◆ What this task involves: Copy the data that follows exactly. Include no pictures.
** START The data **
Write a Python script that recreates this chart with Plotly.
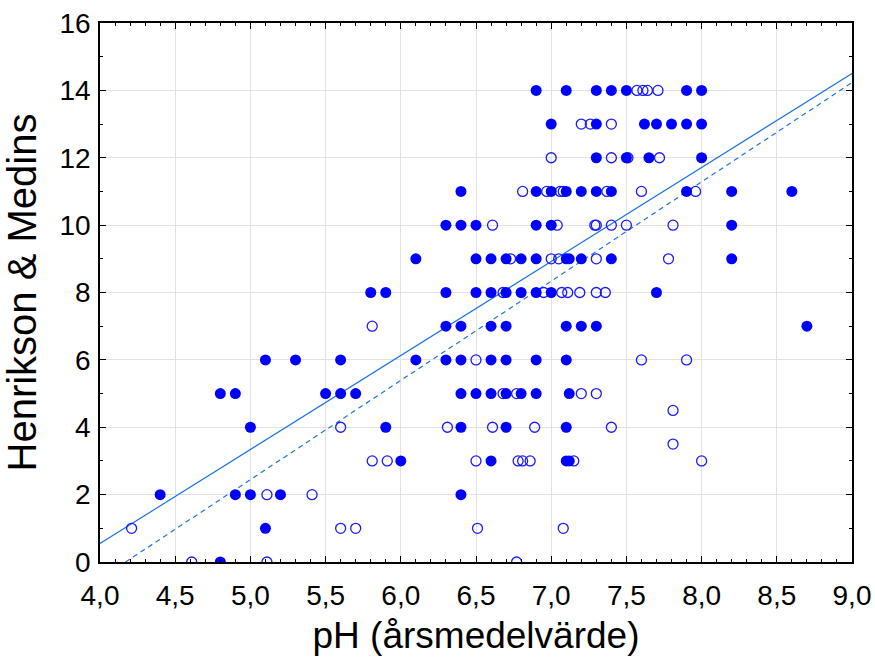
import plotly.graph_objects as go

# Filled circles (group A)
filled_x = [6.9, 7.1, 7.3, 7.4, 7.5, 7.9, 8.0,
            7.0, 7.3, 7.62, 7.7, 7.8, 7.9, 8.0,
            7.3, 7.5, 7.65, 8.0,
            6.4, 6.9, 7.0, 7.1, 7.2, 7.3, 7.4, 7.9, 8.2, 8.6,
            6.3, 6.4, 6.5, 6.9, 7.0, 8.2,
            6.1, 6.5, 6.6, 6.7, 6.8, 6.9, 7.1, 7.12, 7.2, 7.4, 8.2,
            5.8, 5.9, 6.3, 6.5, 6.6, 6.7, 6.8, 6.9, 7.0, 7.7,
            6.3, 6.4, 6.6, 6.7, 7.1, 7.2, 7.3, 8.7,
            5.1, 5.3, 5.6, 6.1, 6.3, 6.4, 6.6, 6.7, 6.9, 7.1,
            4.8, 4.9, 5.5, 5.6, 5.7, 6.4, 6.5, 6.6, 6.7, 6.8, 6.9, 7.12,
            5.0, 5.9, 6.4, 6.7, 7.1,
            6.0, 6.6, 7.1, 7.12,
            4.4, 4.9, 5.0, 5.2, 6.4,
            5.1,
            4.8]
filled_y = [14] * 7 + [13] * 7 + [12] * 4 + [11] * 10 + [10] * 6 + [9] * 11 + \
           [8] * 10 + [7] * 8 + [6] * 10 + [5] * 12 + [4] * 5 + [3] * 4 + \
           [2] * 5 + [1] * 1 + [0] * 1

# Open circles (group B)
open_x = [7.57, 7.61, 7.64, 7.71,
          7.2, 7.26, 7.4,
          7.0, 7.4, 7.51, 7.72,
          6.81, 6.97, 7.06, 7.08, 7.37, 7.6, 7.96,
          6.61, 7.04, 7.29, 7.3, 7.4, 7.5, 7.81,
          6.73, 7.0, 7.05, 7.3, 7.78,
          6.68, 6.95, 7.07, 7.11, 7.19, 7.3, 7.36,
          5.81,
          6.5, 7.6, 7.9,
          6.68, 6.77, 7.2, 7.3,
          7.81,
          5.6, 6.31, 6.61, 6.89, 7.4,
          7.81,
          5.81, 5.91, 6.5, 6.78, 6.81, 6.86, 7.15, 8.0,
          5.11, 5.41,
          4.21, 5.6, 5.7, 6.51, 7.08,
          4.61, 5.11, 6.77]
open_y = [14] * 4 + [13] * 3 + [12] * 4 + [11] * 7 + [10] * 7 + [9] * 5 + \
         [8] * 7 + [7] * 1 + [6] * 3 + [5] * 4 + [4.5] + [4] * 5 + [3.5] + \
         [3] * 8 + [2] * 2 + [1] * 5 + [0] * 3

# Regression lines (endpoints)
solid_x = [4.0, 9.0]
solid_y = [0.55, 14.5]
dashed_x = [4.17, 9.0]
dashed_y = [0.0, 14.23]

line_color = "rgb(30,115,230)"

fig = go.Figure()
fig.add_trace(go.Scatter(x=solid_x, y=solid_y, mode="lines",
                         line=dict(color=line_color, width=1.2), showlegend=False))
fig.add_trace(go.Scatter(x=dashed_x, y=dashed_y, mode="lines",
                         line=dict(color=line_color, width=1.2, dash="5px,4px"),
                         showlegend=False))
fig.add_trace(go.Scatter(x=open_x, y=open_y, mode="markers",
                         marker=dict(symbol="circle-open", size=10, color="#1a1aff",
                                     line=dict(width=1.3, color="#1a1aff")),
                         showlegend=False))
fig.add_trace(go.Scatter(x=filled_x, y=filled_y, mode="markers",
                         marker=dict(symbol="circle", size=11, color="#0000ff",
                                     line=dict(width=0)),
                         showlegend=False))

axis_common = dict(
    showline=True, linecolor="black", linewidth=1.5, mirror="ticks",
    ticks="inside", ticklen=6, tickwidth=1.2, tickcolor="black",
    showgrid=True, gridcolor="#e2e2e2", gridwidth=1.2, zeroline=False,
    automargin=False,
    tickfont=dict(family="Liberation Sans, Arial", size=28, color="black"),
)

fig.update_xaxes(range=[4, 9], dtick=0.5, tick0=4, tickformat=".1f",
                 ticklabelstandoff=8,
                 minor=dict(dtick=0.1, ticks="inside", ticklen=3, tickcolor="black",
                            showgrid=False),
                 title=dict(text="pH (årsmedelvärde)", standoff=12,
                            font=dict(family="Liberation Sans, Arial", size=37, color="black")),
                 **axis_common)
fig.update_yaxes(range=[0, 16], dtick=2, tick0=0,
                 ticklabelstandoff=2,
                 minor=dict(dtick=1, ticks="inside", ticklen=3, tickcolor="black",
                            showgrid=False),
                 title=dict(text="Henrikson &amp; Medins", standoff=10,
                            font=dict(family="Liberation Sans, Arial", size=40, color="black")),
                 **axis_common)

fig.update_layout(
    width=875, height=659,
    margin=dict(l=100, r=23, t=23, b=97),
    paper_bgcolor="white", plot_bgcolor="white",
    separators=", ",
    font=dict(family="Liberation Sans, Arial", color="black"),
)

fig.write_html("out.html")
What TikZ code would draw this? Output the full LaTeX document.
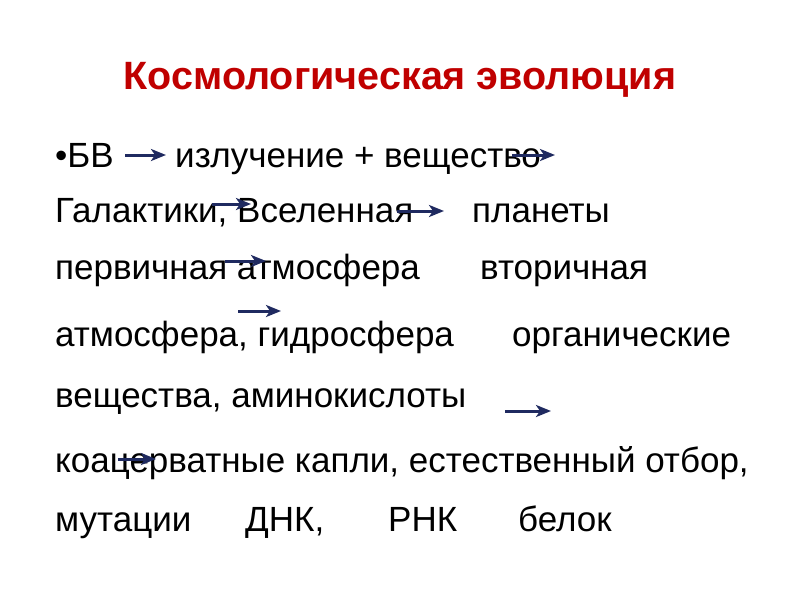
** END The data **
◆ Solution for this problem:
Write a Python script that recreates this chart with Plotly.
import plotly.graph_objects as go

# Filled circles (group A)
filled_x = [6.9, 7.1, 7.3, 7.4, 7.5, 7.9, 8.0,
            7.0, 7.3, 7.62, 7.7, 7.8, 7.9, 8.0,
            7.3, 7.5, 7.65, 8.0,
            6.4, 6.9, 7.0, 7.1, 7.2, 7.3, 7.4, 7.9, 8.2, 8.6,
            6.3, 6.4, 6.5, 6.9, 7.0, 8.2,
            6.1, 6.5, 6.6, 6.7, 6.8, 6.9, 7.1, 7.12, 7.2, 7.4, 8.2,
            5.8, 5.9, 6.3, 6.5, 6.6, 6.7, 6.8, 6.9, 7.0, 7.7,
            6.3, 6.4, 6.6, 6.7, 7.1, 7.2, 7.3, 8.7,
            5.1, 5.3, 5.6, 6.1, 6.3, 6.4, 6.6, 6.7, 6.9, 7.1,
            4.8, 4.9, 5.5, 5.6, 5.7, 6.4, 6.5, 6.6, 6.7, 6.8, 6.9, 7.12,
            5.0, 5.9, 6.4, 6.7, 7.1,
            6.0, 6.6, 7.1, 7.12,
            4.4, 4.9, 5.0, 5.2, 6.4,
            5.1,
            4.8]
filled_y = [14] * 7 + [13] * 7 + [12] * 4 + [11] * 10 + [10] * 6 + [9] * 11 + \
           [8] * 10 + [7] * 8 + [6] * 10 + [5] * 12 + [4] * 5 + [3] * 4 + \
           [2] * 5 + [1] * 1 + [0] * 1

# Open circles (group B)
open_x = [7.57, 7.61, 7.64, 7.71,
          7.2, 7.26, 7.4,
          7.0, 7.4, 7.51, 7.72,
          6.81, 6.97, 7.06, 7.08, 7.37, 7.6, 7.96,
          6.61, 7.04, 7.29, 7.3, 7.4, 7.5, 7.81,
          6.73, 7.0, 7.05, 7.3, 7.78,
          6.68, 6.95, 7.07, 7.11, 7.19, 7.3, 7.36,
          5.81,
          6.5, 7.6, 7.9,
          6.68, 6.77, 7.2, 7.3,
          7.81,
          5.6, 6.31, 6.61, 6.89, 7.4,
          7.81,
          5.81, 5.91, 6.5, 6.78, 6.81, 6.86, 7.15, 8.0,
          5.11, 5.41,
          4.21, 5.6, 5.7, 6.51, 7.08,
          4.61, 5.11, 6.77]
open_y = [14] * 4 + [13] * 3 + [12] * 4 + [11] * 7 + [10] * 7 + [9] * 5 + \
         [8] * 7 + [7] * 1 + [6] * 3 + [5] * 4 + [4.5] + [4] * 5 + [3.5] + \
         [3] * 8 + [2] * 2 + [1] * 5 + [0] * 3

# Regression lines (endpoints)
solid_x = [4.0, 9.0]
solid_y = [0.55, 14.5]
dashed_x = [4.17, 9.0]
dashed_y = [0.0, 14.23]

line_color = "rgb(30,115,230)"

fig = go.Figure()
fig.add_trace(go.Scatter(x=solid_x, y=solid_y, mode="lines",
                         line=dict(color=line_color, width=1.2), showlegend=False))
fig.add_trace(go.Scatter(x=dashed_x, y=dashed_y, mode="lines",
                         line=dict(color=line_color, width=1.2, dash="5px,4px"),
                         showlegend=False))
fig.add_trace(go.Scatter(x=open_x, y=open_y, mode="markers",
                         marker=dict(symbol="circle-open", size=10, color="#1a1aff",
                                     line=dict(width=1.3, color="#1a1aff")),
                         showlegend=False))
fig.add_trace(go.Scatter(x=filled_x, y=filled_y, mode="markers",
                         marker=dict(symbol="circle", size=11, color="#0000ff",
                                     line=dict(width=0)),
                         showlegend=False))

axis_common = dict(
    showline=True, linecolor="black", linewidth=1.5, mirror="ticks",
    ticks="inside", ticklen=6, tickwidth=1.2, tickcolor="black",
    showgrid=True, gridcolor="#e2e2e2", gridwidth=1.2, zeroline=False,
    automargin=False,
    tickfont=dict(family="Liberation Sans, Arial", size=28, color="black"),
)

fig.update_xaxes(range=[4, 9], dtick=0.5, tick0=4, tickformat=".1f",
                 ticklabelstandoff=8,
                 minor=dict(dtick=0.1, ticks="inside", ticklen=3, tickcolor="black",
                            showgrid=False),
                 title=dict(text="pH (årsmedelvärde)", standoff=12,
                            font=dict(family="Liberation Sans, Arial", size=37, color="black")),
                 **axis_common)
fig.update_yaxes(range=[0, 16], dtick=2, tick0=0,
                 ticklabelstandoff=2,
                 minor=dict(dtick=1, ticks="inside", ticklen=3, tickcolor="black",
                            showgrid=False),
                 title=dict(text="Henrikson &amp; Medins", standoff=10,
                            font=dict(family="Liberation Sans, Arial", size=40, color="black")),
                 **axis_common)

fig.update_layout(
    width=875, height=659,
    margin=dict(l=100, r=23, t=23, b=97),
    paper_bgcolor="white", plot_bgcolor="white",
    separators=", ",
    font=dict(family="Liberation Sans, Arial", color="black"),
)

fig.write_html("out.html")
What TikZ code would draw this? Output the full LaTeX document.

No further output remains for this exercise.